A young boy looks at a man lying in a parking lot with what appears to be gunshot wounds after a barrage of gun fire erupted along West Florrisant Street during a demonstration to mark the 1-year anniversary of the shooting of Michael Brown on August 9, 2015 in Ferguson, Missouri. Brown was shot and killed by a Ferguson police officer on August 9, 2014. His death sparked months of sometimes violent protests in Ferguson and drew nationwide focus on police treatment of black offenders. (Scott Olson/Getty Images)

It's been one year now since the death of the 18-year-old Michael Brown, who was shot and killed in Ferguson after stealing some cigarillos from a gas station.

On Sunday the city marked this anniversary by protesting, and the police's response has made two things clear, if they weren't clear enough already. Firstly, the police haven't learned anything in the last year (although had we ever expected them to?). While the #BlackLivesMatters movement has grown and adapted in response to the 184 black Americans who have died from police-inflicted wounds in just the last year, they've stayed right where they are. Black people are challenging us? Bring out the tear gas, threaten them with violence – shoot first, ask questions later.

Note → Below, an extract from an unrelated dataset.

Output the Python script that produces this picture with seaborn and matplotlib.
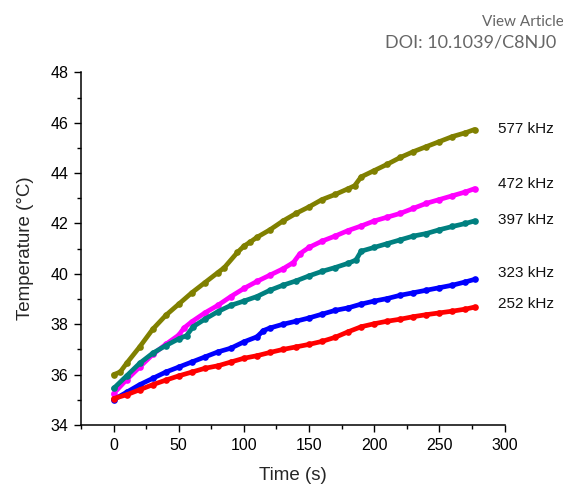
import numpy as np
import pandas as pd
import matplotlib
matplotlib.use("Agg")
import matplotlib.pyplot as plt
from matplotlib.ticker import MultipleLocator
import seaborn as sns

# Heating curves at five excitation frequencies: time (s) vs temperature (°C)
t_577 = [0, 5, 10, 20, 30, 40, 50, 60, 70, 80, 85, 95, 100, 105, 110, 120, 130, 140,
         150, 160, 170, 180, 185, 190, 200, 210, 220, 230, 240, 250, 260, 270, 277]
T_577 = [36.0, 36.1, 36.45, 37.1, 37.8, 38.35, 38.8, 39.25, 39.65, 40.05, 40.25, 40.85,
         41.1, 41.27, 41.45, 41.75, 42.1, 42.4, 42.66, 42.95, 43.15, 43.38, 43.5, 43.85,
         44.1, 44.35, 44.62, 44.85, 45.05, 45.25, 45.45, 45.6, 45.73]

t_472 = [0, 10, 20, 30, 40, 50, 54, 60, 70, 80, 90, 100, 110, 120, 130, 138, 143, 150,
         160, 170, 180, 190, 200, 210, 220, 230, 240, 250, 260, 270, 277]
T_472 = [35.25, 35.8, 36.3, 36.8, 37.2, 37.57, 37.85, 38.1, 38.45, 38.75, 39.1, 39.42,
         39.7, 39.95, 40.2, 40.45, 40.8, 41.05, 41.3, 41.5, 41.72, 41.9, 42.1, 42.25,
         42.4, 42.6, 42.8, 42.95, 43.1, 43.25, 43.38]

t_397 = [0, 10, 20, 30, 40, 50, 56, 61, 70, 80, 90, 100, 110, 120, 130, 140, 150, 160,
         170, 180, 186, 190, 200, 210, 220, 230, 240, 250, 260, 270, 277]
T_397 = [35.45, 35.95, 36.45, 36.85, 37.15, 37.42, 37.55, 37.9, 38.2, 38.5, 38.75, 38.92,
         39.1, 39.35, 39.55, 39.72, 39.92, 40.1, 40.25, 40.42, 40.55, 40.9, 41.05, 41.2,
         41.35, 41.5, 41.6, 41.75, 41.88, 42.0, 42.1]

t_323 = [0, 10, 20, 30, 40, 50, 60, 70, 80, 90, 100, 110, 115, 120, 130, 140, 150, 160,
         170, 180, 190, 200, 210, 220, 230, 240, 250, 260, 270, 277]
T_323 = [35.0, 35.3, 35.6, 35.85, 36.1, 36.3, 36.5, 36.7, 36.9, 37.05, 37.3, 37.5, 37.75,
         37.85, 38.0, 38.12, 38.25, 38.4, 38.55, 38.65, 38.8, 38.92, 39.02, 39.15, 39.25,
         39.35, 39.45, 39.55, 39.68, 39.78]

t_252 = [0, 10, 20, 30, 40, 50, 60, 70, 80, 90, 100, 110, 120, 130, 140, 150, 160, 170,
         180, 190, 200, 210, 220, 230, 240, 250, 260, 270, 277]
T_252 = [35.05, 35.2, 35.4, 35.6, 35.78, 35.95, 36.1, 36.25, 36.35, 36.5, 36.65, 36.75,
         36.88, 37.0, 37.1, 37.2, 37.32, 37.48, 37.7, 37.9, 38.02, 38.12, 38.2, 38.3,
         38.38, 38.45, 38.52, 38.6, 38.68]

freq_labels = ["577 kHz", "472 kHz", "397 kHz", "323 kHz", "252 kHz"]
freq_colors = ["#808000", "#FF00FF", "#008080", "#0000FF", "#FF0000"]
label_y = [45.75, 43.55, 42.15, 40.05, 38.8]

series = [(t_577, T_577), (t_472, T_472), (t_397, T_397), (t_323, T_323), (t_252, T_252)]
frames = []
for name, (t, T) in zip(freq_labels, series):
    frames.append(pd.DataFrame({"time": t, "temp": T, "freq": name}))
df = pd.concat(frames, ignore_index=True)

sns.set_style("ticks")
plt.rcParams["font.family"] = ["Liberation Sans", "DejaVu Sans"]

fig = plt.figure(figsize=(5.63, 4.86), dpi=100)
ax = fig.add_axes([0.1439, 0.1255, 0.7522, 0.7257])

sns.lineplot(data=df, x="time", y="temp", hue="freq", hue_order=freq_labels,
             palette=freq_colors, linewidth=3.4, marker="o", markersize=4.8,
             markeredgewidth=0, legend=False, ax=ax, errorbar=None)

for name, y in zip(freq_labels, label_y):
    ax.text(295, y, name, fontsize=11, color="#111111", va="center", ha="left",
            clip_on=False)

ax.set_xlim(-25, 300)
ax.set_ylim(34, 48)
ax.xaxis.set_major_locator(MultipleLocator(50))
ax.xaxis.set_minor_locator(MultipleLocator(25))
ax.yaxis.set_major_locator(MultipleLocator(2))
ax.yaxis.set_minor_locator(MultipleLocator(1))
ax.tick_params(axis="both", which="major", length=5, width=1.0, labelsize=11.5,
               direction="out", color="black", labelcolor="black", pad=4)
ax.tick_params(axis="both", which="minor", length=3, width=1.0, direction="out",
               color="black")
ax.set_xticks([0, 50, 100, 150, 200, 250, 300])

sns.despine(ax=ax)
for side in ("left", "bottom"):
    ax.spines[side].set_linewidth(1.1)
    ax.spines[side].set_color("black")

ax.set_xlabel("Time (s)", fontsize=13.5, labelpad=10.5)
ax.set_ylabel("Temperature (°C)", fontsize=13.5, labelpad=12)

fig.text(0.857, 0.955, "View Article", fontsize=11, color="#666666",
         family=["Lato", "DejaVu Sans"], ha="left", va="center")
fig.text(0.684, 0.912, "DOI: 10.1039/C8NJ0", fontsize=13, color="#666666",
         family=["Lato", "DejaVu Sans"], ha="left", va="center")

fig.savefig("out.png", dpi=100)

Secondly, if you're black and want to protest the police shooting unarmed African Americans, then prepare to be shot at. Prepare to be killed by the people you're asking to stop killing you.

But if you don't ask then you don't get. So they marched in Ferguson. And along came the gunshots. And more gunshots. One activist who was there said that he no longer felt the usual adrenaline rushes anymore. That hearing bullets fly by felt normal.

Then one of the bullets found a target. Someone was on the ground, bleeding. And cops were standing around him pointing their guns.

The man filming it was arrested.

There was chaos. And more chaos.

Another lesson, which you should probably already know: if you’re a black American then you're also a human target. A human target marked for violence and death. Sure, you are a human being to some, a relative, a student, a teacher, a lover, all kinds of humanising things. But we are always targets.

It doesn't matter if you're protesting or not. You could be shot after being stopped for a broken tail light, and running because you're scared. You could be 12-years-old and playing with a toy gun. You could be Christian Taylor, Eric Garner or Freddy Gray. You could be any of the 184 black Americans shot dead by police in the last year.

We spend entire generations striving and fighting and acting and performing in roles we have thought would cloak us from the target practice. Some of us have tried the other extreme. Straight Outta Compton is coming to cinemas this month, and shows what happens when young black men living in the ghettoes turn their status as an exploited underclass into a successful business. But so far, no real solution has presented itself. We’ve changed, but the times haven’t. And no matter how much we try to redefine ourselves, in the eyes of the police black is black, just as night follows day.